Recently, we are building more of our team. We have a cochlear implant audiologist who says that cochlear implants are her life's work--"the miracle of being able to hear a whisper." We have an occupational therapist who just happens to sing in the Roman choir at our church, who says, after Mia and I are taking the babies off our chests from a morning stroll that "most of the world's problems can be solved between two mothers walking." We finally have new, hopefully-friends, whose children are deaf or hard of hearing, who have invited us over tomorrow to play and build up our sign language and rescue us from the terrible aloneness of a thousand questions in the heart that cannot be answered by medical professionals or the inexperienced. As I watched a child with cochlear implants talk and play and bang on a drum this week, I realized that relief--like the relief I felt at the ophthalmologist's office--has taken on more tingle and power in my body than I ever knew anything could before I had Anna.
This morning, I found out that we can be reimbursed for our $900 monthly copay by a company called Genentech (which produces the anti-viral Anna takes called Valcyte), which our insurance isn't really covering. All I had to do was say Anna's name and birthday, and the man is sending us a card in the mail to reduce each monthly payment by 80%. How was this not made clear to us? How does this even work? He cannot tell me, and I will never understand the idea of health insurance. The Infectious Disease PA at Children's Hospital called me this morning to say how sorry she is that we have had to talk to so many people who understand nothing about cmv every time we make a phone call to explain that this is the only drug Anna needs, that this should be "standard of care." I'm not sure what "standard of care" means, either. I wish that health insurance was as simple as insuring one's health. I wish that more people knew about cmv. I wish I weren't scared around pregnant women that my innocent daughter is a danger to them, and will be for the next two or three years.
I feel a restlessness, a must-be-doing-something urge at all times currently. To be proactive right now means doing anything, really: washing my face, washing my face with soap, putting away the laundry before the piles swallow the desk, reading when I could be sleeping, showing up for the appointments, showing up when Zaley spontaneously and very symmetrically, plans a tea party for me on an ottoman, using all the objects she could reach on a dining room shelf. I painted a room in our house for no other reason than that I like the color. I sang "Itsy Bitsy Spider" to Anna using her feet as fingers so she knows that they exist. I refrained from asking our OT how far behind Anna is in the gross motor department. I propped her up and took pictures and thought, she looks like any other four-month old we know.
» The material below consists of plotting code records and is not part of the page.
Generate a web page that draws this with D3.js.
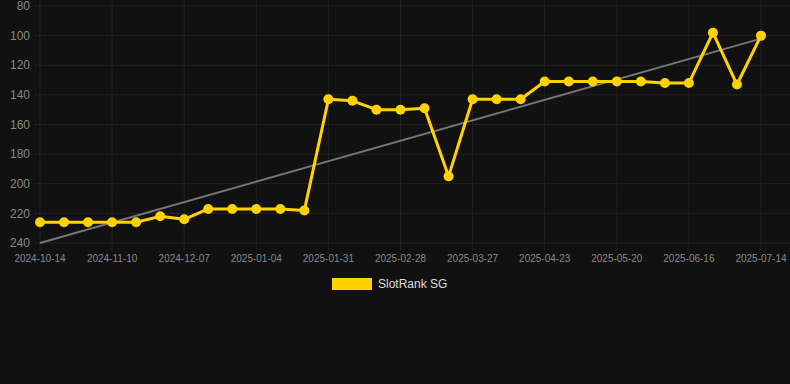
<!DOCTYPE html>
<html>
<head>
<meta charset="utf-8">
<script src="https://cdn.jsdelivr.net/npm/d3@7"></script>
<style>
  html, body { margin: 0; padding: 0; background: #111111; }
  body { width: 790px; height: 384px; overflow: hidden; font-family: "Helvetica", "Liberation Sans", Arial, sans-serif; }
</style>
</head>
<body>
<div id="chart"></div>
<script>
// all the dates on the x axis (category axis, one label every 3rd point)
const dates = [
  '2024-10-14', '2024-10-23', '2024-11-01', '2024-11-10', '2024-11-19', '2024-11-28',
  '2024-12-07', '2024-12-16', '2024-12-25', '2025-01-04', '2025-01-13', '2025-01-22',
  '2025-01-31', '2025-02-09', '2025-02-18', '2025-02-28', '2025-03-09', '2025-03-18',
  '2025-03-27', '2025-04-05', '2025-04-14', '2025-04-23', '2025-05-02', '2025-05-11',
  '2025-05-20', '2025-05-29', '2025-06-07', '2025-06-16', '2025-06-25', '2025-07-04',
  '2025-07-14'
];
const tickLabels = ['2024-10-14', '2024-11-10', '2024-12-07', '2025-01-04', '2025-01-31',
  '2025-02-28', '2025-03-27', '2025-04-23', '2025-05-20', '2025-06-16', '2025-07-14'];
const rankValues = [226, 226, 226, 226, 226, 222, 224, 217, 217, 217, 217, 218,
  143, 144, 150, 150, 149, 195, 143, 143, 143, 131, 131, 131, 131, 131, 132, 132,
  98, 133, 100];
const trendValues = [240, 102];
const yTicks = [80, 100, 120, 140, 160, 180, 200, 220, 240];
const seriesName = 'SlotRank SG';

let width = 790, height = 384;
let margin = {top: 6, right: 29, bottom: 141, left: 40};

let svg = d3.select('#chart')
  .append('svg')
    .attr('width', width)
    .attr('height', height);

let x = d3.scalePoint()
  .domain(dates)
  .range([margin.left, width - margin.right]);

let y = d3.scaleLinear()
  .domain([80, 240])
  .range([margin.top, height - margin.bottom]);

// horizontal grid
svg.append('g')
  .selectAll('line')
  .data(yTicks)
  .enter()
  .append('line')
    .attr('x1', 35)
    .attr('x2', width)
    .attr('y1', d => y(d))
    .attr('y2', d => y(d))
    .attr('stroke', '#222222')
    .attr('stroke-width', 1);

// vertical grid + tick marks
svg.append('g')
  .selectAll('line')
  .data(tickLabels)
  .enter()
  .append('line')
    .attr('x1', d => x(d))
    .attr('x2', d => x(d))
    .attr('y1', 0)
    .attr('y2', y(240) + 8)
    .attr('stroke', '#222222')
    .attr('stroke-width', 1);

// y axis labels
svg.append('g')
  .selectAll('text')
  .data(yTicks)
  .enter()
  .append('text')
    .attr('x', 30)
    .attr('y', d => y(d))
    .attr('dy', '0.35em')
    .attr('text-anchor', 'end')
    .style('font-size', '12px')
    .style('fill', '#888888')
    .text(d => d);

// x axis labels
svg.append('g')
  .selectAll('text')
  .data(tickLabels)
  .enter()
  .append('text')
    .attr('x', d => x(d))
    .attr('y', y(240) + 19)
    .attr('text-anchor', 'middle')
    .style('font-size', '10px')
    .style('fill', '#888888')
    .text(d => d);

// trend line
svg.append('line')
  .attr('x1', x(dates[0]))
  .attr('x2', x(dates[dates.length - 1]))
  .attr('y1', y(trendValues[0]))
  .attr('y2', y(trendValues[1]))
  .attr('stroke', '#767676')
  .attr('stroke-width', 2);

// series line
let line = d3.line()
  .x((d, i) => x(dates[i]))
  .y(d => y(d));

svg.append('path')
  .datum(rankValues)
  .attr('d', line)
  .attr('fill', 'none')
  .attr('stroke', '#ffd200')
  .attr('stroke-width', 3)
  .attr('stroke-linejoin', 'round');

// dots
svg.append('g')
  .selectAll('circle')
  .data(rankValues)
  .enter()
  .append('circle')
    .attr('cx', (d, i) => x(dates[i]))
    .attr('cy', d => y(d))
    .attr('r', 5)
    .style('fill', '#ffd200');

// legend
let legend = svg.append('g').attr('transform', 'translate(332,278)');
legend.append('rect')
  .attr('width', 40)
  .attr('height', 12)
  .style('fill', '#ffd200');
legend.append('text')
  .attr('x', 46)
  .attr('y', 6)
  .attr('dy', '0.35em')
  .style('font-size', '12px')
  .style('fill', '#dddddd')
  .text(seriesName);
</script>
</body>
</html>
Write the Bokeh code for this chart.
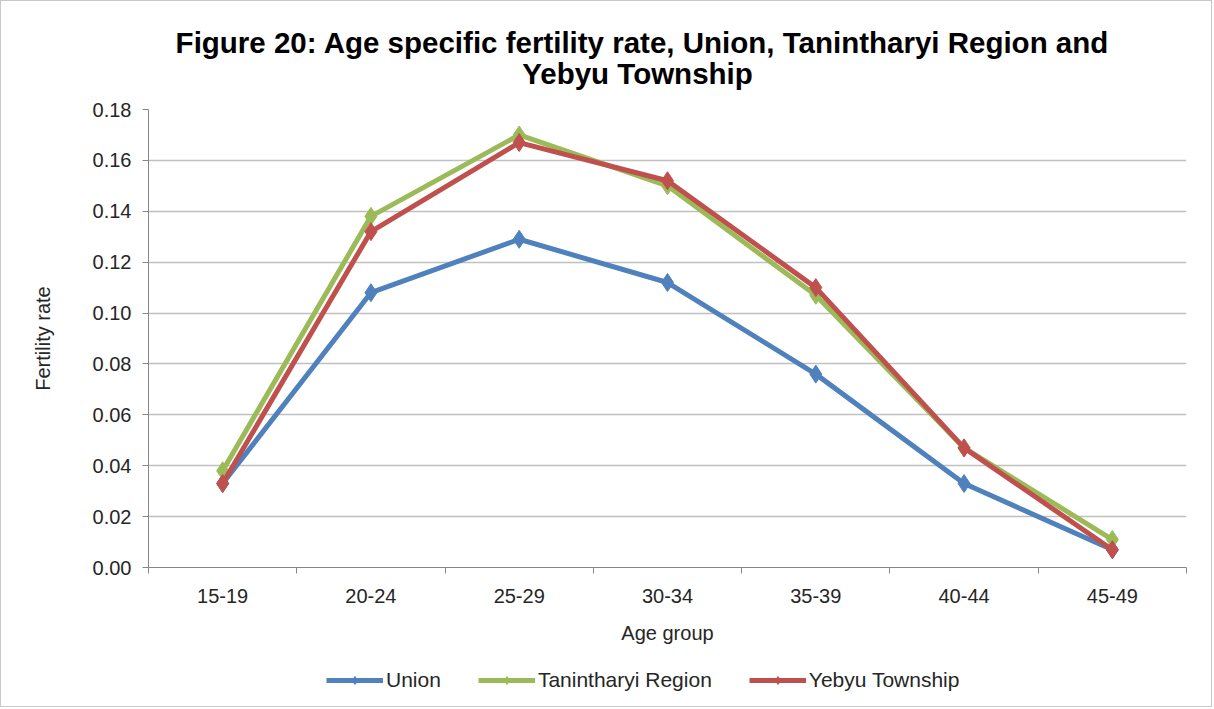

In the car now, Anna can see Zaley two seats over, doing her wiggle dance, and Anna perks up and makes amazed sounds at her. I never had a sister. I love that they have each other already, saving each other from boring car rides, from the brief, tear-filled interludes between playing and sleep, from noticing all the differences I can't help but draw when I see the two of them cooing at each other. On the wall above me is a picture of Zaley asleep. Before me is Anna asleep. Their lips are pushed together in the middle. Their eyes are shut tight, a crescent wrinkle half-circling their lower lids. They look like the same daughter. They remind me that sisters are different people anyways, that I will never know how different I am from either of them. That the mysterious flash of sameness in siblings--especially between one with a diagnosis and one without--is another gift I must lower into the pool of anti-anxiety for future use.
It will be noon soon. The leaves out the bedroom window are still green, and where the sun comes through, it is lighting up the tiny white hairs on Anna's ears. I wonder, as she stirs, if there's sound in Anna's dreams.